Extract schema.org, Open Graph, and JSON-LD metadata from web pages for indexing
Uses extruct to pull machine-readable metadata from raw HTML so an agent can classify, deduplicate, or enrich pages without brittle full-page parsing. It is best for metadata harvesting workflows, not for crawling an entire site or rendering JavaScript-heavy pages.
npx skills add agentskillexchange/skills --skill extract-schema-org-open-graph-and-json-ld-metadata-from-web-pages-for-indexing
This ASE entry is built around extruct, the metadata extraction library published from the scrapinghub/extruct repository. The agent behavior is specific: fetch or receive HTML, extract structured metadata formats such as schema.org, Open Graph, JSON-LD, RDFa, microdata, and related signals, then hand those fields into an indexing, enrichment, or QA pipeline. That makes it useful when an agent needs structured page facts without depending on fragile CSS selectors or trying to infer metadata from raw visible text alone.
What this skill actually does
Use this when the job is metadata harvesting from known pages. An agent might apply it while building a content index, validating publisher markup, enriching a dataset, deduplicating URLs, or preparing inputs for search and recommendation systems. It is the right tool when you already have page HTML or a fetcher in place and the next step is to turn embedded metadata into normalized records. It is not the right tool for full-browser automation or broad site crawling by itself.

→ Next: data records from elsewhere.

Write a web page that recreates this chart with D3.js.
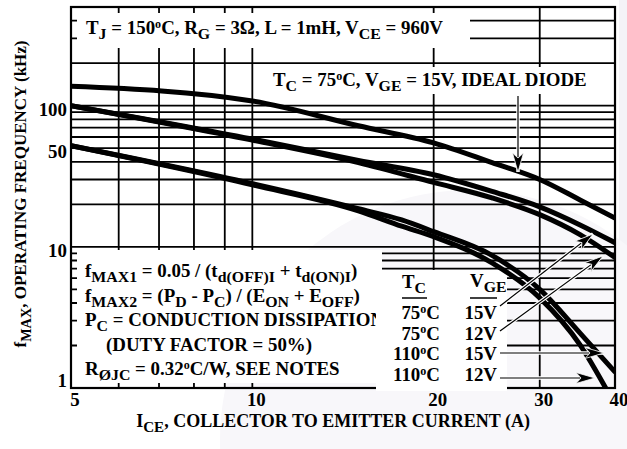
<!DOCTYPE html>
<html>
<head>
<meta charset="utf-8">
<script src="https://cdn.jsdelivr.net/npm/d3@7"></script>
<style>
html,body{margin:0;padding:0;background:#fff;}
svg{display:block;}
text{font-family:"Liberation Serif","Times New Roman",serif;font-weight:bold;fill:#000;}
</style>
</head>
<body>
<svg id="chart" width="627" height="449"></svg>
<script>
// ---------- data ----------
const xTickLabels = [5, 10, 20, 30, 40];
const yTickLabels = [1, 10, 50, 100];
const xGridValues = [6, 7, 8, 9, 10, 20, 30];
const yGridValues = [2, 3, 4, 5, 6, 7, 8, 9, 10, 20, 30, 40, 50, 60, 70, 80, 90, 100, 200, 300, 400];

const currentA = [5, 10, 15, 20, 25, 30, 35, 40];
const f75_15_ideal = [137, 108, 72, 54.5, 39.5, 30, 21.5, 16];
const f75_15 = [100, 58, 41, 32.4, 24.7, 19.2, 14.3, 10.7];
const f75_12 = [100, 57, 39.5, 28.6, 22.2, 16.9, 12.2, 8.4];
const currentB = [5, 10, 15, 17.7, 20, 25, 30, 35, 40];
const f110_15 = [52, 28, 18.6, 15.5, 12.8, 8.7, 5.0, 2.45, 1.3];
const currentC = [5, 10, 15, 17.7, 20, 25, 30, 35, 38.6];
const f110_12 = [52, 27.5, 18, 14, 11.8, 7.7, 4.35, 2.02, 1.0];

const legendTc = ["75^{o}C", "75^{o}C", "110^{o}C", "110^{o}C"];
const legendVge = ["15V", "12V", "15V", "12V"];
const formulaLines = [
  "f_{MAX1} = 0.05 / (t_{d(OFF)I} + t_{d(ON)I})",
  "f_{MAX2} = (P_{D} - P_{C}) / (E_{ON} + E_{OFF})",
  "P_{C} = CONDUCTION DISSIPATION",
  "(DUTY FACTOR = 50%)",
  "R_{ØJC} = 0.32^{o}C/W, SEE NOTES"
];
const titleText = "T_{J} = 150^{o}C, R_{G} = 3Ω, L = 1mH, V_{CE} = 960V";
const idealText = "T_{C} = 75^{o}C, V_{GE} = 15V, IDEAL DIODE";

// ---------- layout ----------
const W = 627, H = 449;
const m = {left: 71, right: 12, top: 7, bottom: 61};
const x = d3.scaleLog().domain([5, 40]).range([m.left, W - m.right]);
const y = d3.scaleLog().domain([1, 500]).range([H - m.bottom, m.top]);
const FS = 18, SX = 1.05;

const svg = d3.select("#chart");

// faint watermark
svg.append("rect").attr("x", 619).attr("y", 0).attr("width", 8).attr("height", H).attr("fill", "#f4f3f7");
svg.append("circle").attr("cx", 470).attr("cy", 440).attr("r", 250).attr("fill", "#f8f7fa");

// rich text helper: _{sub} ^{sup}
function rich(sel, str, fs) {
  const re = /(_|\^)\{([^}]*)\}/g;
  let last = 0, mt, shift = 0;
  const parts = [];
  while ((mt = re.exec(str)) !== null) {
    if (mt.index > last) parts.push({t: str.slice(last, mt.index), k: ""});
    parts.push({t: mt[2], k: mt[1]});
    last = re.lastIndex;
  }
  if (last < str.length) parts.push({t: str.slice(last), k: ""});
  parts.forEach(p => {
    let target = 0, size = fs;
    if (p.k === "_") { target = fs * 0.3; size = fs * 0.84; }
    if (p.k === "^") { target = -fs * 0.36; size = fs * 0.64; }
    sel.append("tspan").attr("dy", target - shift).attr("font-size", size).text(p.t);
    shift = target;
  });
  return sel;
}
// text placed at (px,py), horizontally stretched
function label(parent, px, py, str, anchor, sx) {
  const t = parent.append("text")
    .attr("transform", `translate(${px},${py}) scale(${sx || SX},1)`)
    .attr("font-size", FS)
    .attr("text-anchor", anchor || "start");
  return rich(t, String(str), FS);
}

// ---------- grid ----------
const grid = svg.append("g").attr("stroke", "#000").attr("stroke-width", 1.8);
grid.selectAll("line.v").data(xGridValues).join("line")
  .attr("x1", d => x(d)).attr("x2", d => x(d)).attr("y1", y(500)).attr("y2", y(1));
grid.selectAll("line.h").data(yGridValues).join("line")
  .attr("y1", d => y(d)).attr("y2", d => y(d)).attr("x1", x(5)).attr("x2", x(40));

// white annotation boxes
const boxes = svg.append("g").attr("fill", "#fff");
boxes.append("rect").attr("x", 77).attr("y", 13).attr("width", 393).attr("height", 35);
boxes.append("rect").attr("x", 265).attr("y", 67).attr("width", 327).attr("height", 27);
boxes.append("rect").attr("x", 77).attr("y", 250).attr("width", 305).attr("height", 133);

// frame
svg.append("rect").attr("x", x(5)).attr("y", y(500)).attr("width", x(40) - x(5)).attr("height", y(1) - y(500))
  .attr("fill", "none").attr("stroke", "#000").attr("stroke-width", 2.2);

// formula text
const ft = svg.append("g");
formulaLines.forEach((s, i) => label(ft, i === 3 ? 106 : 85, 277 + i * 24.5, s));

// legend box (covers end of formula line and bottom border)
svg.append("rect").attr("x", 376).attr("y", 270).attr("width", 131).attr("height", 121).attr("fill", "#fff");

// ---------- curves ----------
svg.append("clipPath").attr("id", "plotclip").append("rect")
  .attr("x", x(5)).attr("y", y(500)).attr("width", x(40) - x(5)).attr("height", y(1) - y(500));
const line = d3.line().x(d => x(d[0])).y(d => y(d[1])).curve(d3.curveMonotoneX);
const series = [
  d3.zip(currentA, f75_15_ideal),
  d3.zip(currentA, f75_15),
  d3.zip(currentA, f75_12),
  d3.zip(currentB, f110_15),
  d3.zip(currentC, f110_12)
];
svg.append("g").attr("clip-path", "url(#plotclip)")
  .selectAll("path").data(series).join("path")
  .attr("d", line).attr("fill", "none").attr("stroke", "#000")
  .attr("stroke-width", 5).attr("stroke-linecap", "round");

// ---------- axis labels ----------
const xl = svg.append("g");
xTickLabels.forEach(d => label(xl, x(d) + 4, 406, d, "middle"));
const yl = svg.append("g");
yTickLabels.forEach(d => label(yl, 67, d === 1 ? y(d) - 1 : y(d) + 10, d, "end"));

label(svg, 333, 427, "I_{CE}, COLLECTOR TO EMITTER CURRENT (A)", "middle", 1.0);
rich(svg.append("text").attr("font-size", 17).attr("text-anchor", "middle")
  .attr("transform", "translate(26,194) rotate(-90)"), "f_{MAX}, OPERATING FREQUENCY (kHz)", 17);

// ---------- annotations ----------
label(svg, 86, 34, titleText);
label(svg, 273, 86, idealText);

// legend header
const lg = svg.append("g");
label(lg, 402, 288, "T_{C}");
label(lg, 470, 287, "V_{GE}");
lg.append("line").attr("x1", 402).attr("x2", 427).attr("y1", 298).attr("y2", 298).attr("stroke", "#000").attr("stroke-width", 1.5);
lg.append("line").attr("x1", 470).attr("x2", 497).attr("y1", 298).attr("y2", 298).attr("stroke", "#000").attr("stroke-width", 1.5);
legendTc.forEach((s, i) => label(lg, 440, 319 + i * 20.7, s, "end"));
legendVge.forEach((s, i) => label(lg, 497, 319 + i * 20.7, s, "end"));

// arrows
const arrows = [
  [[518, 96], [518, 172]],
  [[500, 306], [593, 234]],
  [[500, 331], [603, 256]],
  [[500, 353], [604, 353]],
  [[500, 378], [595, 378]]
];
const ag = svg.append("g");
arrows.forEach(([a, b]) => {
  const ang = Math.atan2(b[1] - a[1], b[0] - a[0]);
  ag.append("line").attr("x1", a[0]).attr("y1", a[1]).attr("x2", b[0]).attr("y2", b[1])
    .attr("stroke", "#fff").attr("stroke-width", 3.5);
  ag.append("line").attr("x1", a[0]).attr("y1", a[1]).attr("x2", b[0] - 10 * Math.cos(ang)).attr("y2", b[1] - 10 * Math.sin(ang))
    .attr("stroke", "#000").attr("stroke-width", 1.2);
  ag.append("path").attr("d", "M0,0 L-19,-5.5 L-14,0 L-19,5.5 Z")
    .attr("transform", `translate(${b[0]},${b[1]}) rotate(${ang * 180 / Math.PI})`)
    .attr("fill", "#000").attr("stroke", "#fff").attr("stroke-width", 0.8);
});
</script>
</body>
</html>
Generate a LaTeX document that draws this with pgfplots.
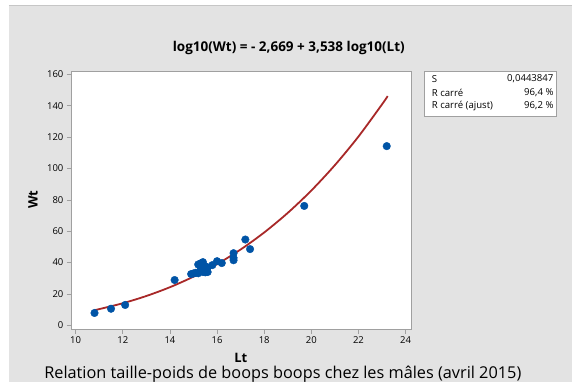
\documentclass[border=0pt]{standalone}
\usepackage{fontspec}
\setmainfont{Open Sans}
\usepackage{pgfplots}
\pgfplotsset{compat=1.18}

\definecolor{bgray}{RGB}{227,227,227}
\definecolor{fgray}{RGB}{160,160,160}
\definecolor{ptblue}{RGB}{0,84,166}
\definecolor{fitred}{RGB}{168,40,40}

\begin{document}
\begin{tikzpicture}[x=1pt,y=1pt]
% canvas and panel
\fill[white] (0,0) rectangle (572,-383);
\fill[bgray] (9,-5) rectangle (572,-382);
\draw[fgray!60, line width=0.8pt] (9,-5.4) -- (572,-5.4);

\begin{axis}[
    at={(71pt,-330pt)}, anchor=south west,
    scale only axis,
    width=341pt, height=259pt,
    xmin=9.8, xmax=24.26,
    ymin=-2.8, ymax=162.1,
    xtick={10,12,...,24},
    ytick={0,20,...,160},
    axis background/.style={fill=white},
    axis line style={fgray, line width=0.8pt},
    tick style={fgray, line width=0.6pt},
    major tick length=4pt,
    tick align=outside,
    xtick pos=bottom, ytick pos=left,
    tick label style={font=\fontsize{9.5}{11}\selectfont},
    /pgf/number format/assume math mode=true,
    xticklabel style={yshift=1pt},
    clip=false,
]
% fitted line, log10(Wt) = -2.669 + 3.538 log10(Lt)
\addplot[fitred, line width=1.8pt, smooth] coordinates {
    (10.8,9.71) (11,10.36) (12,14.10) (13,18.72) (14,24.32) (15,31.05)
    (16,39.01) (17,48.34) (18,59.18) (19,71.66) (20,85.91) (21,102.1)
    (22,120.3) (23,140.8) (23.24,146.1)
};
% observations
\addplot[only marks, mark=*, mark size=3.8pt, ptblue] coordinates {
    (10.8,7.9) (11.5,10.6) (12.1,13.0) (14.2,28.9) (14.9,32.7) (15.0,33.1)
    (15.1,33.5) (15.2,38.8) (15.2,33.2) (15.3,35.5) (15.3,39.5) (15.4,40.3)
    (15.4,34.0) (15.5,37.5) (15.5,33.8) (15.6,34.0) (15.6,37.0) (15.8,38.4)
    (16.0,40.9) (16.2,39.7) (16.7,46.0) (16.7,43.0) (16.7,41.5) (17.2,54.7)
    (17.4,48.6) (19.7,76.1) (23.2,114.2)
};
\end{axis}

% titles and labels
\node[font=\fontsize{13.5}{15}\selectfont\bfseries] at (289,-48) {log10(Wt) = - 2,669 + 3,538 log10(Lt)};
\node[font=\fontsize{13}{15}\selectfont\bfseries, rotate=90] at (33,-200) {Wt};
\node[font=\fontsize{13}{15}\selectfont\bfseries] at (241,-358) {Lt};
\node[font=\fontsize{16.3}{18}\selectfont] at (283,-374) {Relation taille-poids de boops boops chez les mâles (avril 2015)};

% summary box
\draw[fgray, line width=0.8pt, fill=white] (425,-71) rectangle (557,-116);
\begin{scope}[every node/.style={font=\fontsize{9.6}{11}\selectfont, inner sep=0pt}]
\node[anchor=west] at (432,-79) {S};
\node[anchor=east] at (554,-79) {0,0443847};
\node[anchor=west] at (432,-93) {R carré};
\node[anchor=east] at (554,-93) {96,4 \%};
\node[anchor=west] at (432,-106) {R carré (ajust)};
\node[anchor=east] at (554,-106) {96,2 \%};
\end{scope}
\end{tikzpicture}
\end{document}
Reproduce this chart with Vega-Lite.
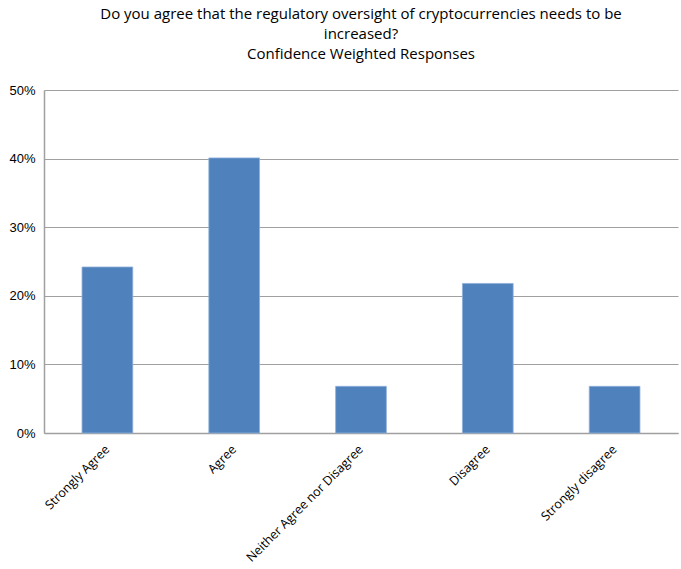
{
  "$schema": "https://vega.github.io/schema/vega-lite/v6.json",
  "autosize": {"type": "none"},
  "width": 634,
  "height": 343,
  "padding": {"left": 44, "top": 90, "right": 3, "bottom": 136},
  "background": "white",
  "title": {
    "text": ["Do you agree that the regulatory oversight of cryptocurrencies needs to be", "increased?", "Confidence Weighted Responses"],
    "fontSize": 15,
    "font": "Open Sans",
    "fontWeight": "normal",
    "color": "#000000",
    "lineHeight": 20,
    "anchor": "middle",
    "offset": 22
  },
  "data": {
    "values": [
      {"response": "Strongly Agree", "share": 0.242},
      {"response": "Agree", "share": 0.401},
      {"response": "Neither Agree nor Disagree", "share": 0.068},
      {"response": "Disagree", "share": 0.218},
      {"response": "Strongly disagree", "share": 0.068}
    ]
  },
  "mark": {"type": "bar", "color": "#4f81bd", "stroke": "#8eb0da", "strokeWidth": 0.8},
  "encoding": {
    "x": {
      "field": "response",
      "type": "nominal",
      "sort": null,
      "scale": {"paddingInner": 0.6, "paddingOuter": 0.3},
      "axis": {
        "title": null,
        "labelAngle": -45,
        "labelAlign": "right",
        "labelBaseline": "middle",
        "labelFont": "Open Sans",
        "labelFontSize": 12.5,
        "labelColor": "#000000",
        "labelPadding": 14,
        "ticks": false,
        "domainColor": "#a0a0a0",
        "domainWidth": 1.5,
        "grid": false
      }
    },
    "y": {
      "field": "share",
      "type": "quantitative",
      "scale": {"domain": [0, 0.5], "nice": false},
      "axis": {
        "title": null,
        "format": ".0%",
        "values": [0, 0.1, 0.2, 0.3, 0.4, 0.5],
        "labelFont": "Liberation Sans",
        "labelFontSize": 13,
        "labelColor": "#000000",
        "labelPadding": 9,
        "ticks": false,
        "domainColor": "#a0a0a0",
        "domainWidth": 1.5,
        "gridColor": "#a0a0a0",
        "gridWidth": 1.2
      }
    }
  },
  "config": {"view": {"stroke": null}}
}
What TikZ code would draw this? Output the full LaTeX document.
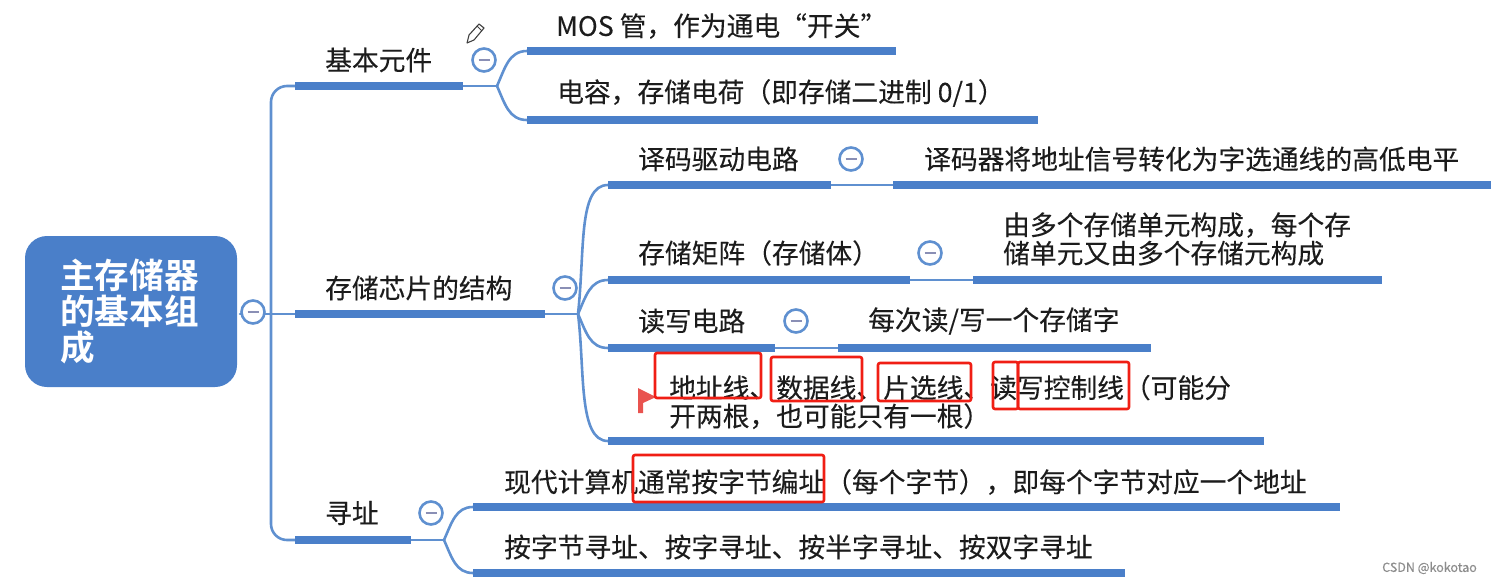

The scope boundary is what makes this skill-shaped instead of product-shaped. This is not a generic scraping platform entry, not a headless browser, and not a full crawler card. The job-to-be-done is extracting embedded metadata from pages that have already been fetched. Integration points include Python fetchers, Scrapy-style pipelines, research bots, indexing jobs, link-preview validation, and content quality checks that need structured metadata fields as inputs for downstream decisions.